You cannot make two shafts perfectly parallel, so if you are planning to have some sort of rigid carriage ride on the linear bearings, the carriage will bind, and you will fail.

The trick is to make the carriage relatively insensitive to center distance between the shafts, e.g. by providing flexibility or articulation in that direction.

Additionally, you cannot make the shafts perfectly coplanar either; there will always be some twist in the carriage's trajectory. The usual solution for that problem is to make one of the linear bearings substantially shorter than the other, so the carriage is effectively riding on three bearings.

Note also that you can buy linear bearings that don't completely surround the shafts, so you can use relatively thin shafts and have them continuously supported by an adjacent column of arbitrary size and stiffness.



Mike Halloran
Pembroke Pines, FL, USA

 

[tbuelna]

You only need to align the shaft axes and bearing bores to within the net radial clearance between the shaft ODs and bearing IDs. For example, if there is a net radial clearance of .002" between the bearing IDs and shaft ODs over the plate length/width under the worst case conditions of shaft bending and bearing installation misalignment, then that's what you have to work with when rigging the shafts. They don't need perfect alignment, just good enough alignment. As for an adjustment mechanism, I would suggest an eccentric bushing at each shaft end that can be rotated to precisely adjust radial position and then be clamped in place.
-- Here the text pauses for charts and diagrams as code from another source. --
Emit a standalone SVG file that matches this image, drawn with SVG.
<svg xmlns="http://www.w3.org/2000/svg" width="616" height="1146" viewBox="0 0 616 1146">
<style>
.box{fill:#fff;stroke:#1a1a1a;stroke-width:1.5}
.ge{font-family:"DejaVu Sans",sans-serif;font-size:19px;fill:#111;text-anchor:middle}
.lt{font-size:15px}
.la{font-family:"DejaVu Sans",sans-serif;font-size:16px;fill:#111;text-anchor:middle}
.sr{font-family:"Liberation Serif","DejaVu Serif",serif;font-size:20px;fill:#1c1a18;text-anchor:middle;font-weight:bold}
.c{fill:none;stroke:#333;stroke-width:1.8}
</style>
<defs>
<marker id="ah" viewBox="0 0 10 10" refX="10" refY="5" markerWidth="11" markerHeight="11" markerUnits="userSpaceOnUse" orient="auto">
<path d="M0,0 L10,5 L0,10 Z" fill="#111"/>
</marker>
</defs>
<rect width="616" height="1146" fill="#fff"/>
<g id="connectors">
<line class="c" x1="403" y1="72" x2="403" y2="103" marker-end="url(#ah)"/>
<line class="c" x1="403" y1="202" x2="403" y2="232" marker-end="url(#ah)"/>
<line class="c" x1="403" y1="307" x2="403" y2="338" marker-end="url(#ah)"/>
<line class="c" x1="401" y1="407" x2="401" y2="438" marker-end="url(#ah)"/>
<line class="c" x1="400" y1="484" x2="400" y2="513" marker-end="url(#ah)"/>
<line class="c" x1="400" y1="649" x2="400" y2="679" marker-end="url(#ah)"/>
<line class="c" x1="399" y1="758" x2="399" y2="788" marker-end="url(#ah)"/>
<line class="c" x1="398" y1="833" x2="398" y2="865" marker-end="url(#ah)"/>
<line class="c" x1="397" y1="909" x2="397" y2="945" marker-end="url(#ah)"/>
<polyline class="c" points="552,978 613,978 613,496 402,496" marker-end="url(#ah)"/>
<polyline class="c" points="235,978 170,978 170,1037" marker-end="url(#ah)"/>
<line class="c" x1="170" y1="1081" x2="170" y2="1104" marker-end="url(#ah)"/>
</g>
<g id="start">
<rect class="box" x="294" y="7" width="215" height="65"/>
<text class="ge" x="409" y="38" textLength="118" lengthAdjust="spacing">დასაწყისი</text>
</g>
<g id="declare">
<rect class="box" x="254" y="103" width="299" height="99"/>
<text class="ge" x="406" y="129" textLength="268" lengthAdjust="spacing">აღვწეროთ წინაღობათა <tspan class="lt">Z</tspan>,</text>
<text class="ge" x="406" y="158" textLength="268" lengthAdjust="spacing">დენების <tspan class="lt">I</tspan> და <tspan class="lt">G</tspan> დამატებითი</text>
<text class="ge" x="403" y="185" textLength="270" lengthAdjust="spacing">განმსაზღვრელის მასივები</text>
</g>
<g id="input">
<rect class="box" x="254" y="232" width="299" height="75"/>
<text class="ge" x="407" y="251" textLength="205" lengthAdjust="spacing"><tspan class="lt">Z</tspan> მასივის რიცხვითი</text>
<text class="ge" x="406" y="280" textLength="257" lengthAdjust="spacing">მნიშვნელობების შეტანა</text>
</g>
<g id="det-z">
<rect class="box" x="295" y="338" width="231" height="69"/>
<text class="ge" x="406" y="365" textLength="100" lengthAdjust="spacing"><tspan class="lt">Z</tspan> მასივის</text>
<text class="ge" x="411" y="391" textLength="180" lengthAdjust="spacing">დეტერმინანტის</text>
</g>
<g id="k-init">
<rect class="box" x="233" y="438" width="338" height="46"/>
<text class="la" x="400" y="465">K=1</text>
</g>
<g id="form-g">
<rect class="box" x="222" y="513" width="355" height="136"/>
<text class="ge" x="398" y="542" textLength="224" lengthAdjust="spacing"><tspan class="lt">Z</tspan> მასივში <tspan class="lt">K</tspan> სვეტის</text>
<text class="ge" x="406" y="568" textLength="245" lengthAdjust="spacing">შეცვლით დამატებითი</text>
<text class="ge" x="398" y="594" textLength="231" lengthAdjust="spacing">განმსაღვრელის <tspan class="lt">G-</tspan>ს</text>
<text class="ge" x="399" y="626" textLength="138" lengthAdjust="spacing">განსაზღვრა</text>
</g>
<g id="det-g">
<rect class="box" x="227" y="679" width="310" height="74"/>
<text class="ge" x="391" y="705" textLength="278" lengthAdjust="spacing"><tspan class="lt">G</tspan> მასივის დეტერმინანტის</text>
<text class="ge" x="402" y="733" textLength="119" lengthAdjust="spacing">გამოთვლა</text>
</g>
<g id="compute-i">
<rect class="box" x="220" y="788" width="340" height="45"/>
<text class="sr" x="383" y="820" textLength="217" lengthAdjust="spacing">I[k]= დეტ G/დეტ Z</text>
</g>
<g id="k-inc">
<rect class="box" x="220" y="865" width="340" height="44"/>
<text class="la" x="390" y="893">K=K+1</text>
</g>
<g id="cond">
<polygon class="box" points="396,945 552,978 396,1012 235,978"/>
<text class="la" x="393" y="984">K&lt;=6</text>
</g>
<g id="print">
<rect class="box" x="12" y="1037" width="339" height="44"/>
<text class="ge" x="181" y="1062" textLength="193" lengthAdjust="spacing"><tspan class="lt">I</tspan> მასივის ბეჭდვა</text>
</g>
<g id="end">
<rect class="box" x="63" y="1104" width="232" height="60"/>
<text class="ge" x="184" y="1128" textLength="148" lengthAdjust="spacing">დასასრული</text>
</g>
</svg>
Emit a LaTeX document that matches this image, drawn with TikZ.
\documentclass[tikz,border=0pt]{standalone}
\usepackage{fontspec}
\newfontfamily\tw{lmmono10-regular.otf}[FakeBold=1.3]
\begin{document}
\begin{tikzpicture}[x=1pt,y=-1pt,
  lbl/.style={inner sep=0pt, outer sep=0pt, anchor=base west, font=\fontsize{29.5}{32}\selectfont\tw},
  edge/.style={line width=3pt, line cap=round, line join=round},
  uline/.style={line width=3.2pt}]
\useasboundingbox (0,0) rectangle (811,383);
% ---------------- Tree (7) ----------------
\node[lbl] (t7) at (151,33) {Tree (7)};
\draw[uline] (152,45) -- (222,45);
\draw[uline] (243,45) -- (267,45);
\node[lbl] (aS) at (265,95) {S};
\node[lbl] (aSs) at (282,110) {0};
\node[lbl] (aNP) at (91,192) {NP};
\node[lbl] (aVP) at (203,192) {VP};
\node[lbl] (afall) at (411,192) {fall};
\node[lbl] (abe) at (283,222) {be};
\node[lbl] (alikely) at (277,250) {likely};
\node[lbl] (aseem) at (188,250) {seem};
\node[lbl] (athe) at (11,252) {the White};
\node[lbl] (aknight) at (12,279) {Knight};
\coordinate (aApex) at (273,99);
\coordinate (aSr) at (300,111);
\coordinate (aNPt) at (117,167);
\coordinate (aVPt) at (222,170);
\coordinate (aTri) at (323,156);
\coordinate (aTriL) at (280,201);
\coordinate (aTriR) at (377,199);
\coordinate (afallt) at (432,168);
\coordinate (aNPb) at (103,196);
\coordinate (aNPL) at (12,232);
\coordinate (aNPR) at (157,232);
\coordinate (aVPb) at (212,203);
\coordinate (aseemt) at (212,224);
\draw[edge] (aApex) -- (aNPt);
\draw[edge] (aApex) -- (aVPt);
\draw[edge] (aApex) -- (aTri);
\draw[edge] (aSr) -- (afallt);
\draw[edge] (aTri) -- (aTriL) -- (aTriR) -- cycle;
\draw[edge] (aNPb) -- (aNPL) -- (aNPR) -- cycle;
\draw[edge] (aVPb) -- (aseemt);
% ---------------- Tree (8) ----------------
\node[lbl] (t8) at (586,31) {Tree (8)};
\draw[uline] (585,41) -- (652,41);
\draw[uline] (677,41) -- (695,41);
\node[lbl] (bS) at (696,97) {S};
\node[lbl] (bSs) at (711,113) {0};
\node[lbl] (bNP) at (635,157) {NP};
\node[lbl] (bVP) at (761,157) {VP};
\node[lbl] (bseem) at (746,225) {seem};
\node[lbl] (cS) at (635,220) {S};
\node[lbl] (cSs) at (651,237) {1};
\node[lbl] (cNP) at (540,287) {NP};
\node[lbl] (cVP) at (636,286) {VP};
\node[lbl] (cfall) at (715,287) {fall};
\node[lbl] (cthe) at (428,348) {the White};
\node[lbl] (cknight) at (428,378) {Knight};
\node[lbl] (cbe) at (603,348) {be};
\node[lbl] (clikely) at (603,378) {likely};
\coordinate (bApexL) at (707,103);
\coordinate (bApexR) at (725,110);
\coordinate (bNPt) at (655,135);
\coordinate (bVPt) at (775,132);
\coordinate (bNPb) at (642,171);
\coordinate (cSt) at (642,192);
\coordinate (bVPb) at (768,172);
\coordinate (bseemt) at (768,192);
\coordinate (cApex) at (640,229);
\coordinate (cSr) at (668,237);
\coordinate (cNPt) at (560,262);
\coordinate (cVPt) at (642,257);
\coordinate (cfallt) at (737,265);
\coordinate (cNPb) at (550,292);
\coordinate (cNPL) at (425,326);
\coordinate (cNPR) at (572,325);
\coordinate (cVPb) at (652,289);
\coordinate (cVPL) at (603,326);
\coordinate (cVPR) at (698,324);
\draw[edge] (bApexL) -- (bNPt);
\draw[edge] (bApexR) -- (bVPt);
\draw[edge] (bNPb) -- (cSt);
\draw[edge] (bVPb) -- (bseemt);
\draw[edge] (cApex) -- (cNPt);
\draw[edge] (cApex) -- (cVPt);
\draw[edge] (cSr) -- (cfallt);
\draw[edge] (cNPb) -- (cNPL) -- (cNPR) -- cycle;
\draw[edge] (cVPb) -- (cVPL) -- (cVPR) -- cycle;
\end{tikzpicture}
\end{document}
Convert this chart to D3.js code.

As MikeHalloran points out, in practice your bearing system is over-constrained. One shaft and bearing set should provide 2 rotational and 2 translational constraints, and the other bearing set should have one less translational constraint (float) in the plane defined by the two shaft axes.

 

[utson]

Thanks Mike,

As you said, we are trying to built a system to guide the load( actually it's DropTower to make an impact test.) First times, we were also thinking about using that linear bearings which are not completely surrounded but the bearings will be in a falling weight unit like in the document. Do you think it will bring about adverse side affects if we use them in a system like that. If yes, it can be logical to use 2 different sized linear bearings. Last ditch, it can be employed 2 linear bearings more one under the other on the guide shaft with some spacings to prevent binding.

 

[utson]

Hi Tbuelna

I saw some applications of eccentric bushings to correct misalignments on lathes. But really, i couldn't imagine that they can be useful in that application. I think, they can be a good way to have best alignment while doing the assembly. Thank you very much.

 

[Tmoose]

Each Motorcycle "triple clamp" has 3 holes.

http://cdn.motocross.transworld.net...iles/2012/03/KTM_Triple_Clamps_Hi_Res_1_.jpeg

The large pair at the ends support the fork tubes, which must be pretty parallel if the forks ( using plain bearings with a few 0.001s " clearance) are not to bind .

As shown starting 4;00 here -

https://www.youtube.com/watch?v=FKZQkf56MPE

Boring both at once would help keep the holes equidistant and parallel.

 

[utson]

Yes Tmoose,
We were thinking exactly the same thing to drill the mounting holes for upper and lower bases to which we need to assemble guide shaft!